• [Task to carry out] Which lines hold the word "matplotlib"? Copy each one.
####################
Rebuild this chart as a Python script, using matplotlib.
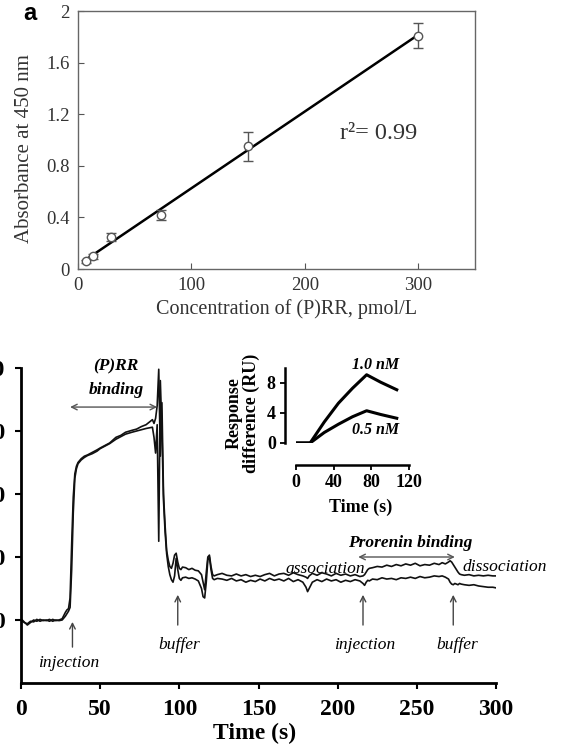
import matplotlib
matplotlib.use("Agg")
import matplotlib.pyplot as plt
import numpy as np

plt.rcParams['font.family'] = ['Liberation Serif', 'DejaVu Serif']

# ---------------- Panel a data ----------------
conc = [7, 13, 29, 73, 150, 300]
absorb = [0.06, 0.10, 0.25, 0.42, 0.95, 1.81]
absorb_err = [0.01, 0.02, 0.03, 0.04, 0.11, 0.10]
a_xticks = [0, 100, 200, 300]
a_yticks = [0, 0.4, 0.8, 1.2, 1.6, 2.0]
a_yticklabels = ['0', '0.4', '0.8', '1.2', '1.6', '2']

# ---------------- Panel b data (sensorgram) ----------------
time_s = [0, 2, 4, 6, 8, 10, 12, 14, 16, 18, 20, 22, 24, 26, 28, 29, 30, 31, 32, 33,
          34, 35, 36, 38, 40, 42, 45, 48, 50, 53, 56, 60, 63, 66, 70, 73, 76, 79, 81, 83,
          84, 85, 86, 87, 88, 89, 90, 91, 92, 93, 94, 95, 96, 97, 98, 99, 100, 101, 102, 104,
          106, 108, 110, 112, 114, 115, 116, 117, 118, 119, 120, 121, 122, 124, 127, 130, 133, 136, 139, 142,
          145, 148, 151, 154, 157, 160, 163, 166, 169, 172, 175, 178, 180, 181, 182, 184, 187, 190, 193, 196,
          199, 202, 205, 208, 211, 214, 216, 217, 218, 219, 220, 222, 225, 228, 231, 234, 237, 240, 243, 246,
          249, 252, 255, 258, 261, 264, 266, 268, 270, 271, 272, 273, 274, 275, 276, 277, 278, 280, 283, 286,
          289, 292, 295, 298, 300]
trace_upper = [2, -3, -8, -4, 0, -2, 1, -1, 0, -2, 1, -1, 0, 2, 12, 16, 18, 35, 120, 195,
               232, 244, 250, 256, 260, 262, 266, 270, 273, 277, 281, 290, 293, 298, 301, 303, 307, 310, 314, 318,
               312, 320, 340, 398, 260, 345, 200, 150, 110, 95, 85, 82, 90, 103, 106, 92, 82, 80, 84, 83,
               80, 82, 79, 78, 72, 60, 48, 75, 100, 103, 85, 72, 70, 72, 74, 71, 70, 73, 70, 72,
               69, 71, 69, 72, 74, 70, 73, 74, 71, 75, 72, 70, 68, 66, 70, 74, 71, 75, 73, 70,
               74, 71, 73, 70, 72, 69, 70, 72, 76, 80, 82, 83, 85, 84, 87, 85, 88, 86, 89, 87,
               90, 86, 88, 87, 90, 88, 91, 89, 92, 94, 92, 88, 84, 80, 76, 73, 72, 71, 72, 70,
               71, 70, 71, 70, 70]
trace_lower = [0, -4, -6, -2, -3, 1, -2, 0, -1, 1, -2, 0, -1, 0, 6, 10, 14, 20, 80, 170,
               225, 240, 248, 254, 258, 261, 264, 268, 272, 276, 280, 287, 291, 295, 298, 300, 302, 304, 305, 306,
               290, 265, 310, 125, 380, 300, 190, 140, 105, 85, 72, 64, 60, 70, 98, 80, 66, 63, 67, 68,
               66, 67, 65, 62, 50, 37, 35, 60, 95, 100, 80, 66, 64, 66, 65, 63, 66, 62, 64, 60,
               63, 61, 65, 62, 66, 63, 65, 62, 66, 61, 64, 60, 52, 45, 50, 60, 64, 61, 65, 62,
               64, 60, 63, 61, 64, 62, 58, 55, 60, 63, 62, 65, 64, 67, 65, 66, 64, 67, 66, 68,
               66, 69, 67, 68, 70, 69, 70, 68, 65, 60, 57, 56, 58, 57, 56, 58, 57, 56, 55, 56,
               54, 53, 52, 52, 51]
b_xticks = [0, 50, 100, 150, 200, 250, 300]
b_yticks = [0, 100, 200, 300, 400]

# inset data
inset_time = [0, 15, 30, 45, 60, 75, 90, 107]
resp_1_0nM = [0, 0, 2.8, 5.3, 7.3, 9.1, 8.1, 7.1]
resp_0_5nM = [0, 0, 1.4, 2.5, 3.5, 4.3, 3.8, 3.3]
inset_xticks = [0, 40, 80, 120]
inset_yticks = [0, 4, 8]

W, H = 562, 752
fig = plt.figure(figsize=(W / 100, H / 100), dpi=100)


def fx(px):
    return px / W


def fy(py):
    return 1 - py / H


# ---------------- Panel a ----------------
ax1 = fig.add_axes([fx(78), fy(269), fx(475) - fx(78), fy(11) - fy(269)])
coef = np.polyfit(conc, absorb, 1)
xs = np.array([min(conc), max(conc)])
ax1.plot(xs, np.polyval(coef, xs), color='black', lw=1.8, zorder=2)
ax1.errorbar(conc, absorb, yerr=absorb_err, fmt='o', mfc='white', mec='#555555',
             ms=6, mew=1, ecolor='#555555', elinewidth=1, capsize=3.5, capthick=1, zorder=3)
ax1.set_xlim(0, 350)
ax1.set_ylim(0, 2)
ax1.set_xticks(a_xticks)
ax1.set_yticks(a_yticks)
ax1.set_yticklabels(a_yticklabels)
ax1.tick_params(direction='in', length=4.5, width=0.8, colors='#555555',
                labelcolor='#333333', labelsize=13.5, pad=6)
for sp in ax1.spines.values():
    sp.set_color('#666666')
    sp.set_linewidth(1)
ax1.text(299, 1.05, 'r\u00b2= 0.99', fontsize=17.5, color='#333333', ha='right', va='center')
fig.text(fx(25), fy(149), 'Absorbance at 450 nm', rotation=90, ha='center', va='center',
         fontsize=15, color='#333333')
fig.text(fx(287), fy(309), 'Concentration of (P)RR, pmol/L', ha='center', va='center',
         fontsize=14.5, color='#333333')
fig.text(fx(30), fy(14), 'a', family='Liberation Sans', fontweight='bold', fontsize=17,
         ha='center', va='center')

# ---------------- Panel b ----------------
ax2 = fig.add_axes([fx(21), fy(683), fx(496) - fx(21), fy(368) - fy(683)])
ax2.plot(time_s, trace_upper, color='#111111', lw=1.2)
ax2.plot(time_s, trace_lower, color='#111111', lw=1.2)
ax2.set_xlim(0, 300)
ax2.set_ylim(-100, 400)
ax2.spines['top'].set_visible(False)
ax2.spines['right'].set_visible(False)
for s in ('left', 'bottom'):
    ax2.spines[s].set_linewidth(2)
ax2.set_xticks(b_xticks)
ax2.set_yticks(b_yticks)
ax2.tick_params(direction='out', length=4.5, width=1.5, labelsize=17, pad=7)
for lab in ax2.get_xticklabels() + ax2.get_yticklabels():
    lab.set_fontweight('bold')
fig.text(fx(255), fy(733), 'Time (s)', ha='center', va='center', fontsize=17, fontweight='bold')

arrow_kw = dict(arrowstyle='->', color='#444444', lw=1, shrinkA=0, shrinkB=0)
dbl_kw = dict(arrowstyle='<->', color='#555555', lw=1, shrinkA=0, shrinkB=0)
# single arrows
for xa in (32.5, 99, 216, 273):
    ax2.annotate('', xy=(xa, 40 if xa != 32.5 else -3), xytext=(xa, -8 if xa != 32.5 else -43),
                 arrowprops=arrow_kw)
ax2.annotate('', xy=(31, 338), xytext=(86, 338), arrowprops=dbl_kw)
ax2.annotate('', xy=(213, 100), xytext=(274, 100), arrowprops=dbl_kw)

it_kw = dict(fontsize=12.5, fontstyle='italic', ha='center', va='center')
ax2.text(30, -68, 'injection', **it_kw)
ax2.text(100, -40, 'buffer', **it_kw)
ax2.text(217, -40, 'injection', **it_kw)
ax2.text(275.5, -40, 'buffer', **it_kw)
ax2.text(192, 81, 'association', **it_kw)
ax2.text(279, 84, 'dissociation', fontsize=12.5, fontstyle='italic', ha='left', va='center',
         clip_on=False)
ax2.text(246, 122, 'Prorenin binding', fontsize=12.5, fontstyle='italic', fontweight='bold',
         ha='center', va='center')
ax2.text(60, 403, '(P)RR', fontsize=12.5, fontstyle='italic', fontweight='bold',
         ha='center', va='center', clip_on=False)
ax2.text(60, 365, 'binding', fontsize=12.5, fontstyle='italic', fontweight='bold',
         ha='center', va='center')

# ---------------- Inset ----------------
ax3 = fig.add_axes([fx(296), fy(443), fx(409) - fx(296), fy(368) - fy(443)])
ax3.plot(inset_time, resp_1_0nM, color='black', lw=2.2)
ax3.plot(inset_time, resp_0_5nM, color='black', lw=2.2)
ax3.set_xlim(0, 120)
ax3.set_ylim(0, 10)
ax3.spines['top'].set_visible(False)
ax3.spines['right'].set_visible(False)
ax3.spines['left'].set_position(('outward', 8))
ax3.spines['bottom'].set_position(('outward', 16))
for s in ('left', 'bottom'):
    ax3.spines[s].set_linewidth(1.8)
ax3.set_xticks(inset_xticks)
ax3.set_yticks(inset_yticks)
ax3.tick_params(direction='out', length=3.5, width=1.3, labelsize=13, pad=3)
for lab in ax3.get_xticklabels() + ax3.get_yticklabels():
    lab.set_fontweight('bold')
ax3.patch.set_alpha(0)
ax3.text(85, 10.4, '1.0 nM', fontsize=11.5, fontstyle='italic', fontweight='bold',
         ha='center', va='center', clip_on=False)
ax3.text(85, 1.7, '0.5 nM', fontsize=11.5, fontstyle='italic', fontweight='bold',
         ha='center', va='center', clip_on=False)
fig.text(fx(243), fy(413), 'Response\ndifference (RU)', rotation=90, ha='center', va='center',
         fontsize=13, fontweight='bold', linespacing=1.0)
fig.text(fx(361), fy(507), 'Time (s)', ha='center', va='center', fontsize=13, fontweight='bold')

fig.savefig('out.png', dpi=100)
####################
• [Completed task]
Rebuild this chart as a Python script, using matplotlib.
import matplotlib
matplotlib.use("Agg")
import matplotlib.pyplot as plt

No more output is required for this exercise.